We are looking for the wheels to be dry but still pliable. The flesh should be slightly tacky, but not moist.

The pith should be spongy and may curl slightly.

Allow the slices to cool to room temperature before storing them in airtight containers with tight-fitting lids. Keep your containers in a cool dark place to preserve the colour of the fruit

Uses

Panning in chocolate

Snacks and travel food

Fruit tea /water

Garnishes

Grind into powder and use to flavour chocolates soups, stews, roll truffles in ect.

Top Fruits to dry

Apples

Dehydrating sweet and juicy apples means that you will have apples at any time of the year.

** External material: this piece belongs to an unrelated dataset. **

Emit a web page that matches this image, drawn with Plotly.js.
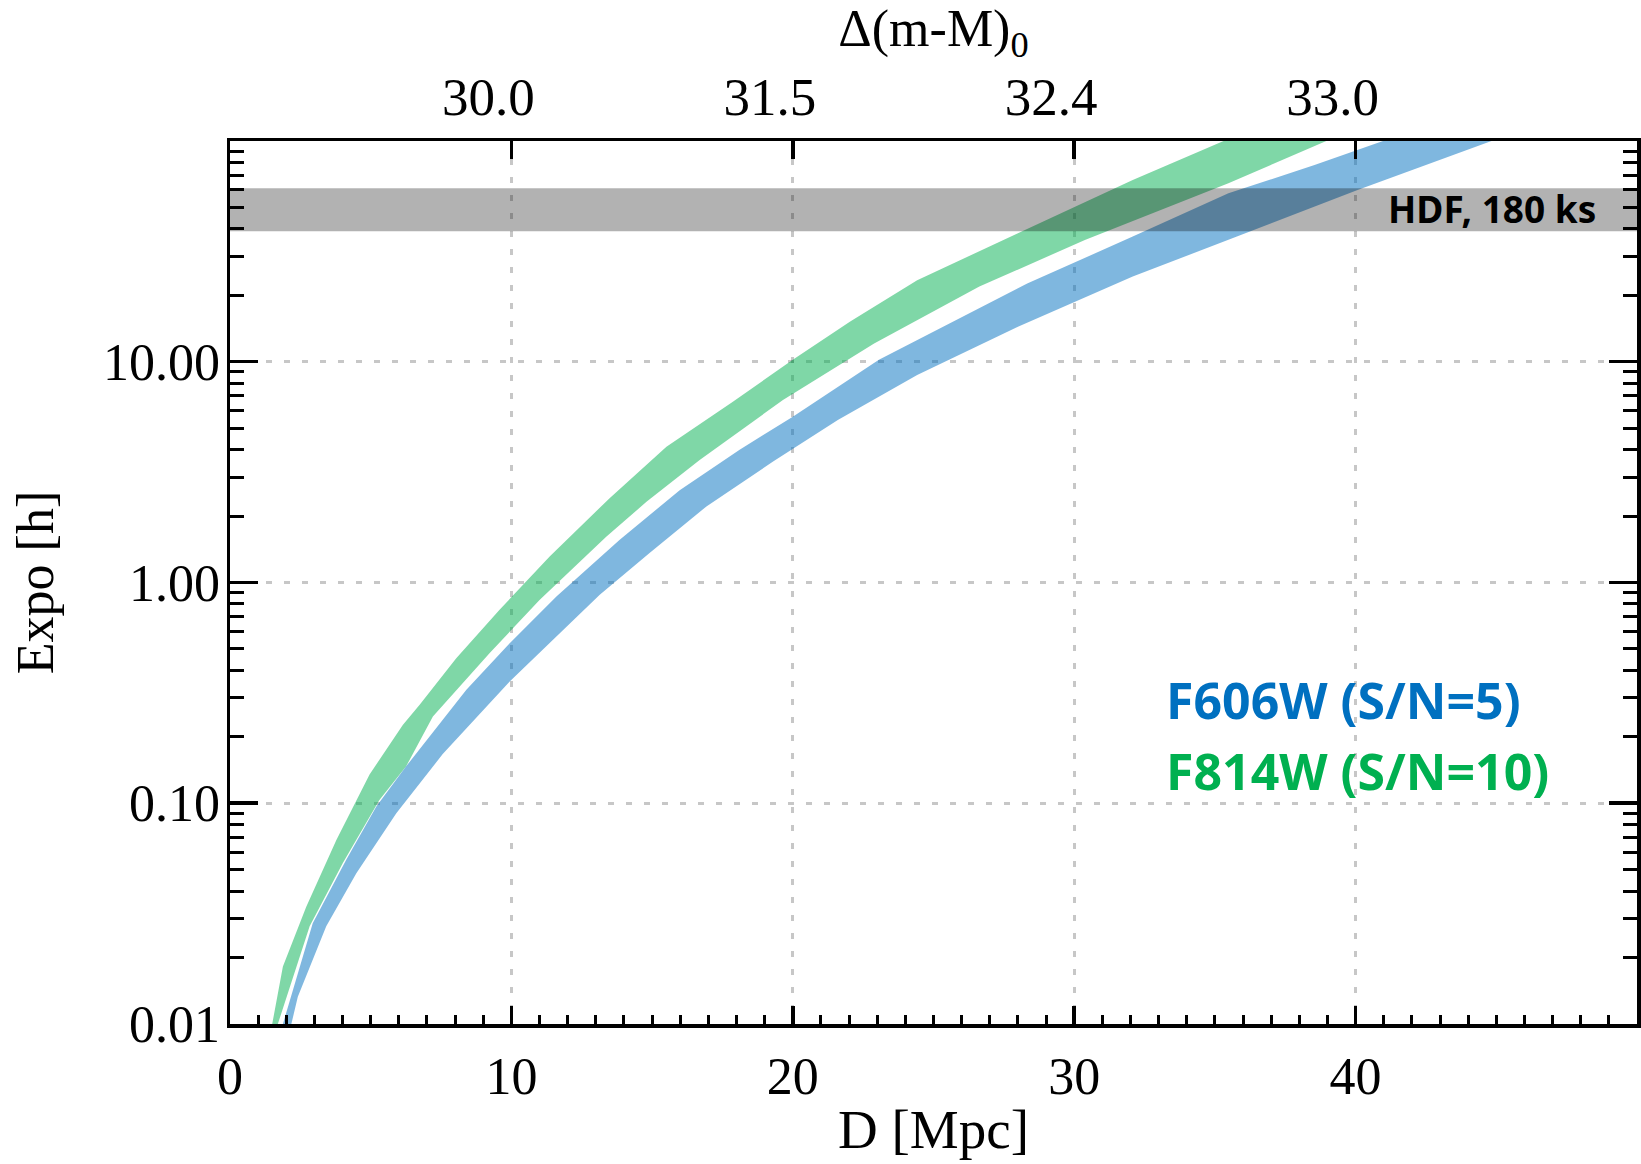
<!DOCTYPE html>
<html>
<head>
<meta charset="utf-8">
<script src="https://cdn.plot.ly/plotly-3.0.1.min.js"></script>
<style>html,body{margin:0;padding:0;background:#fff;}#chart{width:1641px;height:1164px;}</style>
</head>
<body>
<div id="chart"></div>
<script>
// F814W (S/N=10) band edges: distance D [Mpc] and exposure time [h]
const f814wUpperD = [1.50, 1.88, 2.71, 3.78, 4.96, 6.14, 6.74, 8.04, 9.58, 11.36, 13.49, 15.51, 17.87, 20.0, 22.04, 24.42, 28.0, 32.08, 35.31, 37.0];
const f814wUpperE = [0.010, 0.0182, 0.0340, 0.0682, 0.135, 0.226, 0.279, 0.454, 0.752, 1.31, 2.41, 4.12, 6.59, 10.2, 15.2, 23.4, 38.2, 66.5, 100, 123];
const f814wLowerD = [1.70, 2.83, 4.01, 5.31, 6.26, 7.21, 9.23, 11.0, 13.37, 14.80, 16.69, 19.65, 22.89, 26.63, 30.38, 35.48, 38.96, 40.5];
const f814wLowerE = [0.010, 0.0277, 0.0536, 0.1035, 0.147, 0.247, 0.479, 0.834, 1.61, 2.32, 3.59, 6.71, 12.1, 21.9, 35.6, 64.3, 100, 120];

// F606W (S/N=5) band edges
const f606wUpperD = [1.88, 2.94, 4.13, 5.20, 6.26, 8.40, 9.94, 11.6, 13.85, 15.98, 18.11, 20.0, 23.06, 28.33, 32.08, 35.48, 38.54, 40.92, 42.5];
const f606wUpperE = [0.010, 0.0286, 0.0555, 0.0966, 0.147, 0.327, 0.531, 0.863, 1.56, 2.62, 3.99, 5.64, 10.2, 22.6, 36.9, 57.9, 77.8, 100, 117];
const f606wLowerD = [2.18, 2.41, 3.42, 4.49, 5.91, 7.56, 9.94, 11.12, 13.14, 14.91, 16.93, 19.30, 21.6, 24.42, 28.0, 32.08, 35.48, 40.07, 44.83, 46.0];
const f606wLowerE = [0.010, 0.0133, 0.0277, 0.0482, 0.0902, 0.167, 0.356, 0.495, 0.879, 1.36, 2.21, 3.53, 5.45, 8.71, 14.4, 24.3, 35.6, 60.0, 100, 112];

// HDF exposure band [h]
const hdfRange = [39, 61];
const hdfLabel = 'HDF, 180 ks';

// Axis ticks
const yTickVals = [0.01, 0.1, 1, 10];
const yTickText = ['0.01', '0.10', '1.00', '10.00'];
const xTickVals = [0, 10, 20, 30, 40];
const topTickD = [10, 20, 30, 40];
const topTickText = ['30.0', '31.5', '32.4', '33.0'];

const seriesLabels = ['F606W (S/N=5)', 'F814W (S/N=10)'];

function polygon(ud, ue, ld, le) {
  return {
    x: ud.concat(ld.slice().reverse()),
    y: ue.concat(le.slice().reverse())
  };
}

const gPoly = polygon(f814wUpperD, f814wUpperE, f814wLowerD, f814wLowerE);
const bPoly = polygon(f606wUpperD, f606wUpperE, f606wLowerD, f606wLowerE);

const serif = 'Liberation Serif, Times New Roman, serif';
const sans = 'Noto Sans, Open Sans, sans-serif';

const traces = [
  {x: gPoly.x, y: gPoly.y, type: 'scatter', mode: 'lines', fill: 'toself',
   fillcolor: 'rgba(0,176,80,0.5)', line: {width: 0}, hoverinfo: 'skip', showlegend: false},
  {x: bPoly.x, y: bPoly.y, type: 'scatter', mode: 'lines', fill: 'toself',
   fillcolor: 'rgba(0,112,192,0.5)', line: {width: 0}, hoverinfo: 'skip', showlegend: false},
  {x: topTickD, y: yTickVals, xaxis: 'x2', type: 'scatter', mode: 'markers',
   marker: {opacity: 0}, hoverinfo: 'skip', showlegend: false}
];

const layout = {
  width: 1641, height: 1164,
  margin: {l: 230, r: 4, t: 141, b: 140, pad: 0},
  paper_bgcolor: '#fff', plot_bgcolor: '#fff',
  showlegend: false,
  xaxis: {
    range: [0, 50], showline: true, linewidth: 3.5, linecolor: '#000',
    ticks: 'inside', ticklen: 18, tickwidth: 3.5, tickcolor: '#000',
    tickmode: 'array', tickvals: xTickVals,
    minor: {ticks: 'inside', ticklen: 9, tickwidth: 3, tickcolor: '#000', dtick: 1, showgrid: false},
    showgrid: true, gridcolor: 'rgba(0,0,0,0.22)', gridwidth: 3, griddash: '6px,12px',
    zeroline: false, layer: 'above traces',
    tickfont: {family: serif, size: 52, color: '#000'},
    ticklabelstandoff: 4,
    title: {text: 'D [Mpc]', font: {family: serif, size: 55, color: '#000'}, standoff: 6}
  },
  xaxis2: {
    overlaying: 'x', side: 'top', range: [0, 50], showline: true, linewidth: 3.5, linecolor: '#000',
    ticks: 'inside', ticklen: 18, tickwidth: 3.5, tickcolor: '#000',
    tickmode: 'array', tickvals: topTickD, ticktext: topTickText,
    showgrid: false, zeroline: false, layer: 'above traces',
    tickfont: {family: serif, size: 53, color: '#000'},
    ticklabelstandoff: 1, ticklabelshift: -23,
    title: {text: 'Δ(m-M)<sub>0</sub>', font: {family: serif, size: 52, color: '#000'}, standoff: 10}
  },
  yaxis: {
    type: 'log', range: [-2, 1.9999], showline: true, linewidth: 3.5, linecolor: '#000',
    mirror: 'ticks',
    ticks: 'inside', ticklen: 28, tickwidth: 3.5, tickcolor: '#000',
    tickmode: 'array', tickvals: yTickVals, ticktext: yTickText,
    minor: {ticks: 'inside', ticklen: 14, tickwidth: 3, tickcolor: '#000', dtick: 'D1', showgrid: false},
    showgrid: true, gridcolor: 'rgba(0,0,0,0.22)', gridwidth: 3, griddash: '6px,12px',
    zeroline: false, layer: 'above traces',
    tickfont: {family: serif, size: 52, color: '#000'},
    ticklabelstandoff: -4,
    title: {text: 'Expo [h]', font: {family: serif, size: 52, color: '#000'}, standoff: 34}
  },
  shapes: [
    {type: 'rect', xref: 'paper', yref: 'y', x0: 0, x1: 1, y0: hdfRange[0], y1: hdfRange[1],
     fillcolor: 'rgba(0,0,0,0.3)', line: {width: 0}, layer: 'above'}
  ],
  annotations: [
    {xref: 'x', yref: 'y', x: 48.6, y: 1.692, xanchor: 'right', yanchor: 'middle', showarrow: false,
     text: '<b>' + hdfLabel + '</b>', font: {family: sans, size: 37, color: '#000'}},
    {xref: 'x', yref: 'y', x: 33.2, y: -0.532, xanchor: 'left', yanchor: 'middle', showarrow: false,
     text: '<b>' + seriesLabels[0] + '</b>', font: {family: sans, size: 50, color: '#0070C0'}},
    {xref: 'x', yref: 'y', x: 33.2, y: -0.853, xanchor: 'left', yanchor: 'middle', showarrow: false,
     text: '<b>' + seriesLabels[1] + '</b>', font: {family: sans, size: 50, color: '#00B050'}}
  ]
};

Plotly.newPlot('chart', traces, layout, {displayModeBar: false, staticPlot: true});
</script>
</body>
</html>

For a simple snack, try dipping your dehydrated apple slices into salted caramel sauce.

Apricots

Apricots are very tasty when dehydrated – Dehydrated apricots also make the perfect on-the-go snack!

Strawberries

Strawberries are sweet and they are unbelievably tasty when dehydrated. Throw your dehydrated strawberries into smoothies and trail mixes, or coat in white chocolate

Raspberries

Raspberries are one of my favourite fruits, so choosing between raspberries and strawberries is incredibly difficult!

Blueberries

Bursting with antioxidants, blueberries are perfect to throw into the dehydrator. Dehydrated blueberries are also crunchy and super sweet! 

Cherries

If you are organizing a cook out, add a few dehydrated cherries to the drinks that you serve. You could also drop dehydrated cherries into scones.

Peaches

By adding water, you can rehydrated fruit to its original state. Simply pimp up with water, sprinkle of cinnamon and enjoy!

Bananas

Boost energy levels by snacking on crunchy dehydrated banana! Slice a banana thinly and place in the dehydrator – once dried, you will have banana chips to snack on throughout the day!

Tomatoes

Tomatoes taste amazing, and you can do so much with them. Grind down your dehydrated tomatoes into powder and go crazy making homemade ketchup and tomato puree!

Chilli

dried chilli chocolate is amazing, Grind down your dehydrated chilli into a powder and go crazy!